The Coastal Commission can approve minor boundary changes when property is bisected by the coastal boundary.
In the opinion of the commission staff, the entire Randa parcel was within the coastal zone. Even if it weren’t, the staff said, a boundary change was unwise in such an environmentally sensitive area.
But a surveyor hired by the Randas testified at the hearing that the coastal boundary indeed cut across a corner of the property.
“It kind of seemed, really, that they (the Randas) were being held hostage in some respects,” said commission Vice Chairman Leo King, who voted for the boundary change.
But King said the commission understood that the Randas “would not be developing the property”, which “hopefully . . . would be acquired by the state.”
The boundary change did not extinguish Tom Randa’s bitterness. He is, he says, in an “an out-and-out war” with parks agencies and environmental groups--who he accused of “trying to take what’s mine without paying.”
Just now, he’s involved in an unusual skirmish with the National Park Service.
Last May, the Park Service bought the 40-acre parcel that abuts the Randas’ tract on the north for the national recreation area.
The Randas had been storing a trailer, shed and construction material on the land by arrangement with the prior owner.
The Park Service wanted the possessions moved, and offered to pay relocation expenses.
But the trailer is still there. The Randas rejected an offer of about $4,500, saying it did not cover the full range of moving costs, including grading of a new site for the trailer. The Randas submitted a claim for about $25,000.
Park Service officials said that under federal guidelines, they could not pay all costs claimed by the Randas because the trailer was not their home.
The Randas have since claimed the trailer as a principal residence. The couple rents a home in Sonoma, but Tom Randa says he frequently stays in the trailer when working in Los Angeles.
John Costello, a realty specialist for the national recreation area, said he has no proof that the trailer was a residence. “I’ve been up there on any number of occasions, and it’s been vacant,” he said.
Appealed the Matter
The Randas have appealed the matter to the Department of Interior’s Office of Hearings and Appeals in Washington, D. C.
While the Randa trailer remains on federal land, the Randas won’t allow the Park Service to cross their property to reach the federal tract, which is only accessible by road through the Randa’s land.
In a memo in Park Service files, John Costello said that when he complained about the access problem to Tom Randa last summer, Randa suggested that he climb a steep hillside to get to the federal tract.
“He referred to this hillside as a rattlesnake breeding ground,” Costello said.
The Randas have carried the battle to the political arena as well. Pat Randa, 30, until recently served on the staff of the National Inholders Assn., which represents landowners surrounded by government-managed lands.
She said she is now executive director of the Citizens Land Alliance, a similar property rights group active in the Bay Area.
Nominated for Post
In 1981, Pat Randa was nominated by county Supervisor Mike Antonovich to a seat on the board of the Santa Monica Mountains Conservancy, a state agency set up to help the Park Service buy land for the national recreation area. Randa, who supported then-Interior Secretary James G. Watt’s bid to halt the growth of the mountain park, withdrew her name.
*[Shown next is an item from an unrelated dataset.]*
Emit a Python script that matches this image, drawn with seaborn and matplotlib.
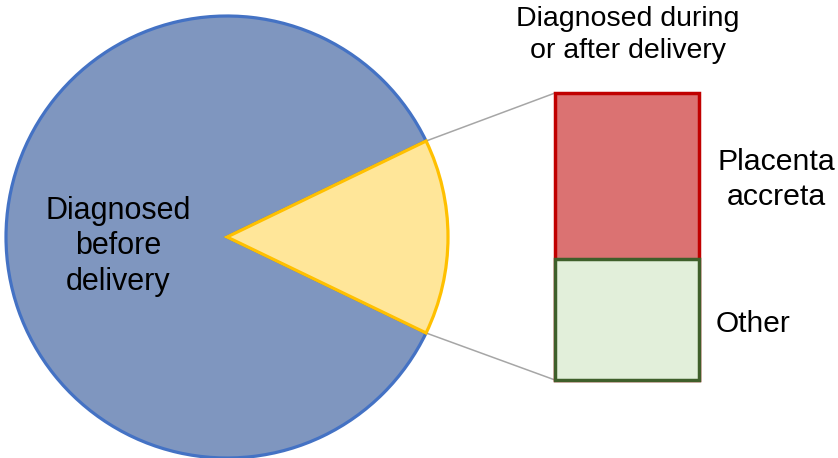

Joseph M. Gughemetti, the Randa’s lawyer and president of a property rights foundation called the American Land Alliance, said the couple has had a hard time because of these political involvements.
“(Pat) Randa was the one always at hearings saying the little property owner is getting screwed,” Gughemetti said. “She’s got a political track record of opposing the very people who are going after her.”
As Tom Randa sees it, “The American dream is owning your own place with your family.” The mountain site “was my choice for my American dream. . . .
“I didn’t move up there to ruin the place,” he said. The house “is going to blend into the surroundings so you won’t even know it’s there. . . .
“I hope to win awards with what I’m going to build.”